The essay presented the overall concept of decentralized apps (dapps) and possible architectural challenges. Despite the growing popularity of smart contracts and infrastructure for the deployment of decentralized apps, there are multiple important factors to take into account during the development of the dapp. Those factors are mostly related to the nature of the blockchain. In my opinion, crucial ones are the need to thoroughly test the dapp, before it is released, and maintain the privacy of the users, due to the immutability of the blockchain network.

1. Bosch, Jan. Architecture challenges for software ecosystems. ACM International Conference Proceeding Series. 93-95. 10.1145/1842752.1842776.
2. Pacitti, Esther et al. “P2P Techniques for Decentralized Applications.” Synthesis Lectures on Data Management (2012).
3. S. Nakamoto, “Bitcoin: A peer-to-peer electronic cash system,” 2008.
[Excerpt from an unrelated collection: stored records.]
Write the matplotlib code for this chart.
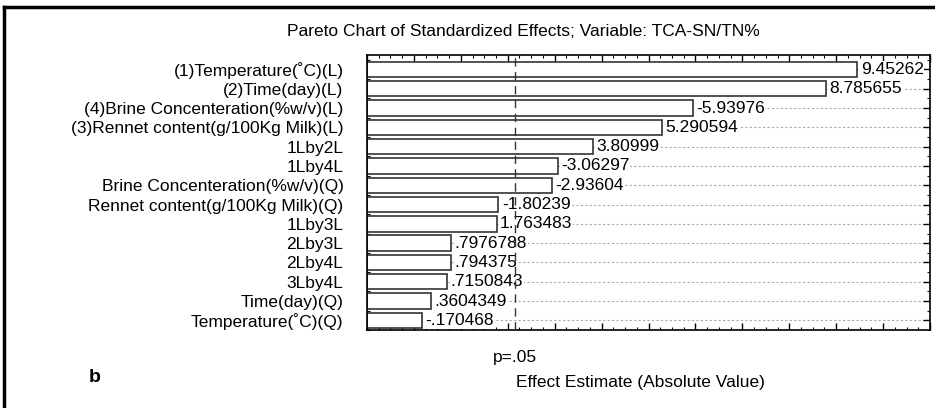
import matplotlib
matplotlib.use('Agg')
import matplotlib.pyplot as plt
from matplotlib.lines import Line2D
from matplotlib.ticker import MultipleLocator

plt.rcParams['font.family'] = ['Liberation Sans', 'DejaVu Sans']

# data
effects = ['(1)Temperature(˚C)(L)', '(2)Time(day)(L)', '(4)Brine Concenteration(%w/v)(L)',
           '(3)Rennet content(g/100Kg Milk)(L)', '1Lby2L', '1Lby4L',
           'Brine Concenteration(%w/v)(Q)', 'Rennet content(g/100Kg Milk)(Q)',
           '1Lby3L', '2Lby3L', '2Lby4L', '3Lby4L', 'Time(day)(Q)', 'Temperature(˚C)(Q)']
estimates = [9.45262, 8.785655, -5.93976, 5.290594, 3.80999, -3.06297, -2.93604,
             -1.80239, 1.763483, 0.7976788, 0.794375, 0.7150843, 0.3604349, -0.170468]
p_crit = 2.16
x_min, x_max = -1, 11


def fmt(v):
    s = str(v)
    return s.replace('-0.', '-.') if s.startswith('-0.') else (s[1:] if s.startswith('0.') else s)


fig = plt.figure(figsize=(9.35, 4.08), dpi=100)
ax = fig.add_axes([367 / 935, 1 - 330 / 408, (930 - 367) / 935, (330 - 55) / 408])

ypos = list(range(len(effects)))
widths = [abs(v) - x_min for v in estimates]

# dotted row lines behind everything
for y in ypos:
    ax.axhline(y, color='#aaaaaa', lw=0.8, ls=(0, (2, 2)), zorder=0)

ax.barh(ypos, widths, left=x_min, height=0.8, color='white', edgecolor='#333333',
        linewidth=1.2, zorder=2)

for y, v in zip(ypos, estimates):
    ax.text(abs(v) + 0.07, y, fmt(v), va='center', ha='left', fontsize=12.5,
            bbox=dict(facecolor='white', edgecolor='none', pad=0.5), zorder=3)

ax.axvline(p_crit, color='#333333', lw=1.0, ls=(0, (6, 4)), zorder=4)

ax.set_xlim(x_min, x_max)
ax.set_ylim(13.5, -0.75)
ax.set_yticks(ypos)
ax.set_yticklabels(effects, fontsize=12.5)
ax.yaxis.set_minor_locator(MultipleLocator(0.5))
ax.xaxis.set_major_locator(MultipleLocator(1))
ax.xaxis.set_minor_locator(MultipleLocator(0.25))
ax.set_xticklabels([])
ax.tick_params(axis='both', which='major', direction='in', length=5, width=1,
               top=True, right=True, color='black')
ax.tick_params(axis='both', which='minor', direction='in', length=2.5, width=0.8,
               top=True, right=True)
ax.tick_params(axis='y', which='major', pad=17)
for sp in ax.spines.values():
    sp.set_linewidth(1.2)

fig.text(523 / 935, 1 - 32 / 408, 'Pareto Chart of Standardized Effects; Variable: TCA-SN/TN%',
         ha='center', va='center', fontsize=12.5)
ax.text(p_crit, -0.1, 'p=.05', transform=ax.get_xaxis_transform(), ha='center',
        va='center', fontsize=12.5)
fig.text(640 / 935, 1 - 383 / 408, 'Effect Estimate (Absolute Value)', ha='center',
         va='center', fontsize=12.5)
fig.text(95 / 935, 1 - 378 / 408, 'b', ha='center', va='center', fontsize=14,
         fontweight='bold')

# outer frame (left and top edges)
fig.add_artist(Line2D([4 / 935, 4 / 935], [0, 1 - 7 / 408], color='black', lw=2.5,
                      transform=fig.transFigure))
fig.add_artist(Line2D([4 / 935, 1], [1 - 7 / 408, 1 - 7 / 408], color='black', lw=2.5,
                      transform=fig.transFigure))

fig.savefig('out.png', dpi=100)
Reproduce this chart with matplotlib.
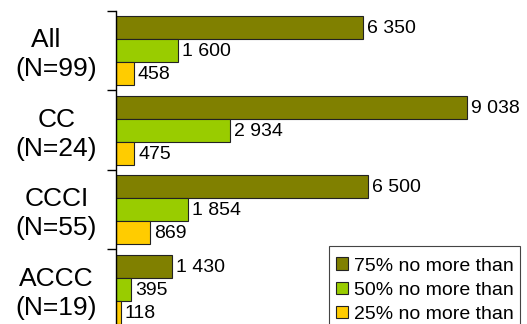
import matplotlib
matplotlib.use("Agg")
import matplotlib.pyplot as plt
import matplotlib.transforms as mtransforms
from matplotlib.patches import Patch, Rectangle

plt.rcParams['font.family'] = ['Liberation Sans', 'DejaVu Sans']

categories = ["All   \n(N=99)", "CC\n(N=24)", "CCCI\n(N=55)", "ACCC\n(N=19)"]
series_names = ["75% no more than", "50% no more than", "25% no more than"]
p75 = [6350, 9038, 6500, 1430]
p50 = [1600, 2934, 1854, 395]
p25 = [458, 475, 869, 118]
colors = ["#808000", "#99CC00", "#FFCC00"]

W, H = 527, 324
fig = plt.figure(figsize=(W / 100, H / 100), dpi=100)
ax = fig.add_axes([0.2201, -0.0154, 0.737, 0.9815])

bar_h = 0.289
offsets = [-bar_h, 0.0, bar_h]
positions = list(range(len(categories)))

for values, off, col in zip([p75, p50, p25], offsets, colors):
    ys = [p + off for p in positions]
    ax.barh(ys, values, height=bar_h, color=col, edgecolor="#222222",
            linewidth=0.8, zorder=2)
    for y, v in zip(ys, values):
        ax.annotate(f"{v:,}".replace(",", " "), xy=(v, y), xytext=(4, -1),
                    textcoords="offset pixels", ha="left", va="center",
                    fontsize=14, color="black")

ax.set_xlim(0, 10000)
ax.set_ylim(len(categories) - 0.5, -0.5)

for s in ["top", "right", "bottom"]:
    ax.spines[s].set_visible(False)
ax.spines["left"].set_linewidth(1.0)
ax.spines["left"].set_color("black")
ax.set_xticks([])

# group separators as outward ticks on the left axis
ax.set_yticks([i - 0.5 for i in range(len(categories) + 1)])
ax.set_yticklabels([])
ax.tick_params(axis="y", direction="out", length=6.5, width=1.0, color="black")

label_tf = mtransforms.blended_transform_factory(fig.transFigure, ax.transData)
label_tf = mtransforms.offset_copy(label_tf, fig=fig, x=0, y=-4, units="dots")
for p, lab in zip(positions, categories):
    ax.text(56.5 / W, p, lab, transform=label_tf, ha="center", va="center",
            fontsize=19, linespacing=1.28, multialignment="center")

handles = [Patch(facecolor=c, edgecolor="#222222", linewidth=0.8) for c in colors]
leg = fig.legend(handles, series_names, loc="upper right",
                 bbox_to_anchor=(520 / W, 1 - 251 / H),
                 fontsize=14, frameon=False,
                 handlelength=0.62, handleheight=0.62, handletextpad=0.32,
                 labelspacing=0.36, borderpad=0.33, borderaxespad=0.0)

# legend box, running off the bottom edge
fig.add_artist(Rectangle((329 / W, -0.05), (520 - 329) / W, (1 - 246 / H) + 0.05,
                         transform=fig.transFigure, fill=False,
                         edgecolor="#444444", linewidth=0.8))

fig.savefig("out.png", dpi=100)
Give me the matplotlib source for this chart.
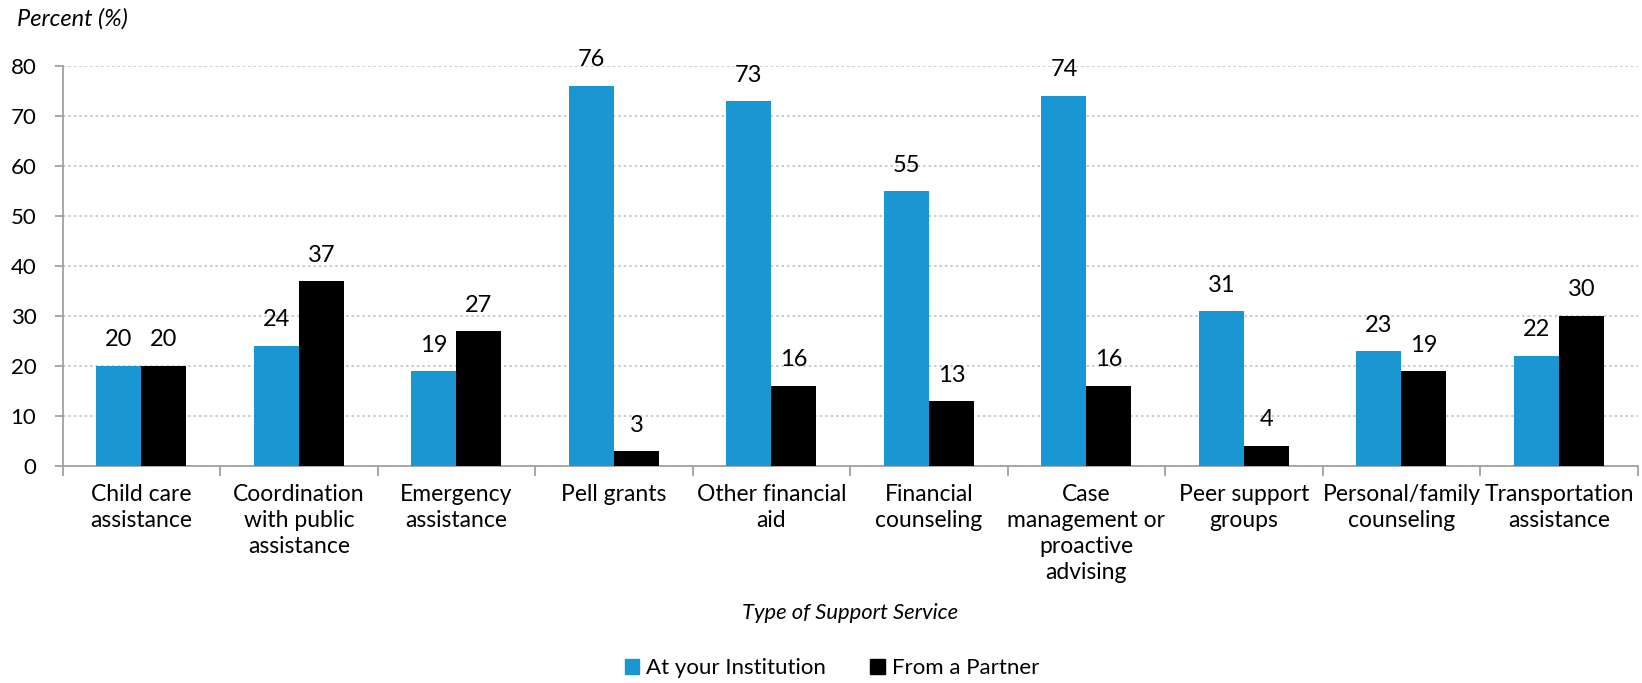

4. Z. Zheng, S. Xie, H.-N. Dai, X. Chen, and H. Wang, “Blockchain challenges and opportunities: a survey,” International Journal of Web and Grid Services, vol. 14, no. 4, pp. 352–375, 2018.
5. BitTorrent. URL: https://www.bittorrent.com/
6. BitMessage. URL: https://bitmessage.org/
7. Buterin, Vitalik. “A Next-Generation Smart Contract and Decentralized Application Platform.” (2015).
8. 2020 Q2 Dapp Market Report by Dapp.com. URL: https://www.dapp.com/article/q2-2020-dapp-market-report
9. Cai, Wei & Wang, Zehua & Ernst, Jason & Hong, Zhen & Feng, Chen. (2018). Decentralized Applications: The Blockchain-Empowered Software System. IEEE Access. 6. 53019-53033. 10.1109/ACCESS.2018.2870644.
10. Wu, Kaidong & Ma, Yun & Huang, Gang & Liu, Xuanzhe. (2019). A first look at blockchain‐based decentralized applications. Software: Practice and Experience. 51. 10.1002/spe.2751.